6. Évolution de la ligne éditoriale et accusation de contenus choquants :
- Des parlementaires accusent Nasdas d'une évolution de sa ligne éditoriale vers une "mise en scène assez violente qu'elle soit physique, psychologique ou symbolique", montrant des personnes "vulnérables filmées dans des situations de mise en concurrence assez dégradante", avec des encouragements à des comportements "discriminatoires et misogynes".
- Il est spécifiquement interrogé sur la mise en scène de relations amoureuses dans sa villa, impliquant parfois des mineurs, et sur la frontière entre réalité et fiction.
- Le cas d'une jeune fille "Leina" accusée d'être tombée enceinte d'un homme de la villa alors qu'elle était mineure est cité. Nasdas affirme qu'elle a menti sur sa grossesse et son âge (16-17 ans). Il mentionne qu'elle est majeure et qu'elle a le droit à l'image.
- Le cas de "Dibril" jetant un téléphone sur sa compagne est évoqué comme un acte de violence conjugale filmé. Nasdas affirme que la scène était "surjouée" et que le couple est toujours ensemble.
- Il admet que "il y a des choses qui sont mises en scène oui et d'autres choses réelles".
- Un incident sur Twitch où une jeune fille a montré sa poitrine a été "pas volontaire" et le live a été coupé immédiatement. Il affirme qu'elle est majeure et qu'il l'a conseillée de s'éloigner des commentaires haineux.
- Il réfute l'accusation d'avoir incité au racisme suite à l'expression "ramenez un banania" concernant un jeune garçon. Il explique qu'il s'agissait d'une référence à une boisson chocolatée et que l'auteur s'est excusé.
- Il nie contribuer à la "banalisation de la violence" ou de l'harcèlement. Il se dit lui-même victime de harcèlement via ses vidéos. Il affirme que ses amis et lui se protègent mutuellement.
7. Recommandations et auto-critique :
- Nasdas reconnaît ne pas avoir de "baguette magique" ou de "solution miracle" pour réguler TikTok. Il se demande si "ce n'est pas un peu trop tard".
- Il suggère qu'un "âge minimum" pour utiliser TikTok pourrait être de 14 ou 15 ans.
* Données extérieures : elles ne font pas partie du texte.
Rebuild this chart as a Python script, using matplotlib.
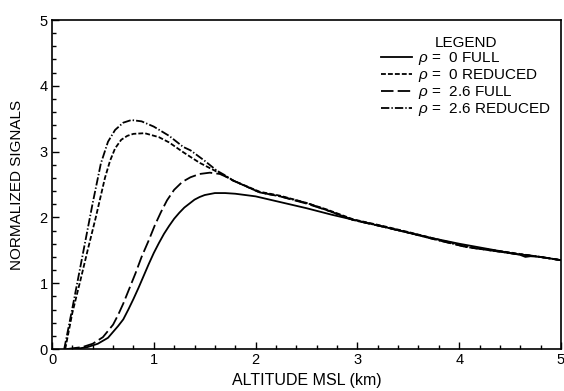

- Il pense qu'il faudrait "plus une question d'algorithme pour les jeunes, plus les ramener vers un contenu on va dire éducatif".
- Il souligne la difficulté de vérifier l'âge des utilisateurs et la facilité de mentir sur l'âge à l'inscription.
- Il déclare que les "dramas" (contenus violents, misogynes, etc.) font "largement plus de vues qu'une vidéo qui explique [...] comment fonctionne une commission d'enquête". "Donc ça rapporte plus d'argent de faire des dramas que de faire de la pédagogie ah ben mais mais mais totalement."
- Il avoue avoir partagé du "Paris sportif" et du "trading" par le passé, avant la loi influenceur, sous l'influence d'agences peu scrupuleuses, et reconnaît avoir causé des pertes à des familles. Il salue la nouvelle loi qui responsabilise les agences.
- Il regrette d'avoir indirectement poussé les jeunes à croire en lui plutôt qu'en leurs études ou leur éducation. "Je représente un symbole de renaissance pour eux de d'une meilleure vie et surtout d'un meilleur avenir et c'est là où j'ai C'est là ou c'est là où je le regrette."
En conclusion, il conseille à ceux qui veulent se lancer sur les réseaux : "vous lancez pas sur les réseaux."
Questions en suspens / Points d'attention :
- L'écart entre le discours de Nasdas sur la faible rémunération de TikTok et la reconnaissance de la plateforme comme "tremplin" pour la visibilité.
- La difficulté pour Nasdas de fournir des chiffres précis sur la part des mineurs dans son audience TikTok, malgré son impact reconnu sur cette tranche d'âge.
- La ligne floue entre "réalité" et "mise en scène" dans ses contenus, et les implications légales potentielles.
- Le rôle des agences d'influenceurs et leur responsabilité dans les contenus problématiques (bien que la loi influenceur soit censée y remédier).
- L'absence d'aide des services publics locaux face à l'afflux de jeunes chez Nasdas à Perpignan.
- La perception de Nasdas que l'audition était trop axée sur des attaques personnelles plutôt que sur l'algorithme de TikTok.